Las soluciones no son fáciles, requieren de la reflexión política, que favorezca foros de debate sobre los modelos de sociedad, los de ocio, sobre las necesidades de las personas, sobre los miedos de los padres y las dificultades de los hijos. Los escenarios de ocio adulto siguen focalizando su atención en el ocio nocturno, mediado, tradicionalmente por el consumo de drogas legales.

A algunos políticos se les llena la boca diciendo que el beber responsable y la educación son las bases de una disminución de la incidencia de problemas. Pero los jóvenes, siguiendo los principios del Modelo de Aprendizaje de manera selectiva, movilizan su ocio de la misma manera que lo gestionan sus adultos. El botellón, marginalizado en las playas, donde los jóvenes se reúnen excluidos de los escenarios de poder adultos, no son más que una réplica amplificada de los "botellones VIP" que se dan en algunas ciudades de España y, más concretamente, en Santander. La educación no es una entelequia, no es una realidad lineal. Es un juego de crecimiento, una exploración de oportunidades, de capacitaciones, de reflexión, de autocrítica. Demonizamos conductas que promovemos desde una posición adulta rígida, sin espacios alternativos de ocio, sin ayudar a los padres a atenuar sus miedos, valorando sus propios valores, aquellos que consideran adecuados para el buen crecimiento de los hijos. Los políticos y los técnicos tienen que abrir escenarios reflexivos en los que la voz de los padres y la de los jóvenes tengan presencia, escuchando deseos, anhelos y frustraciones que favorezcan movimientos de apertura hacia el ocio, la cultura y el placer, entendidos como formas de vivir más felices en nuestro teatro vital, sin miedo a escribir y reescribir nuestras vidas en la corta distancia, en nuestra cotidianidad.

Si juntos no reflexionamos y comenzamos a actuar de manera coherente, sin alarmismo, con imaginación, con las evidencias científicas como elemento corrector, dentro de menos de 5 años, podemos encontrarnos con una legión de personas que demandan una ayuda que será difícil de dar, al entremezclarse patologías psiquiátricas severas con pérdidas de identidad, de pertenencia, con sentimientos de profunda soledad ante un mundo que se les antojará imposible de vivir.

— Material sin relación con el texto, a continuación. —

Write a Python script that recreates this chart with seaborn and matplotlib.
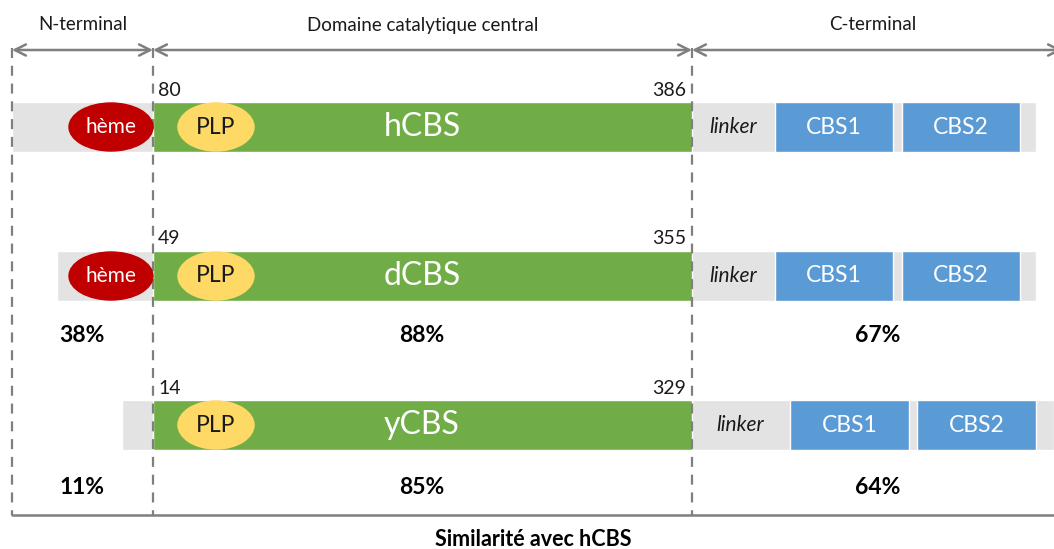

Y sin ánimo de ser especialmente rancio, me permito, desde esta tribuna, invitar a la corporación municipal a concienciar, cuando es posible, y controlar, cuando no queda más remedio, ese escaparate tedioso, pseudo turístico que es la Plaza de Cañadío, donde los adultos, de forma explícita, indican a los jóvenes cuál es el ocio que se estila todavía en nuestro país. Un país reactivo a las prohibiciones, pero también a las limitaciones en beneficio del interés general. Sólo cabe recordar el patetismo ilustrado con que nos iluminó la anterior ministra de Sanidad cuando tuvo que retirar en 24 horas una Ley sobre alcohol, con contenidos eminentemente preventivos. Pero esa es otra historia.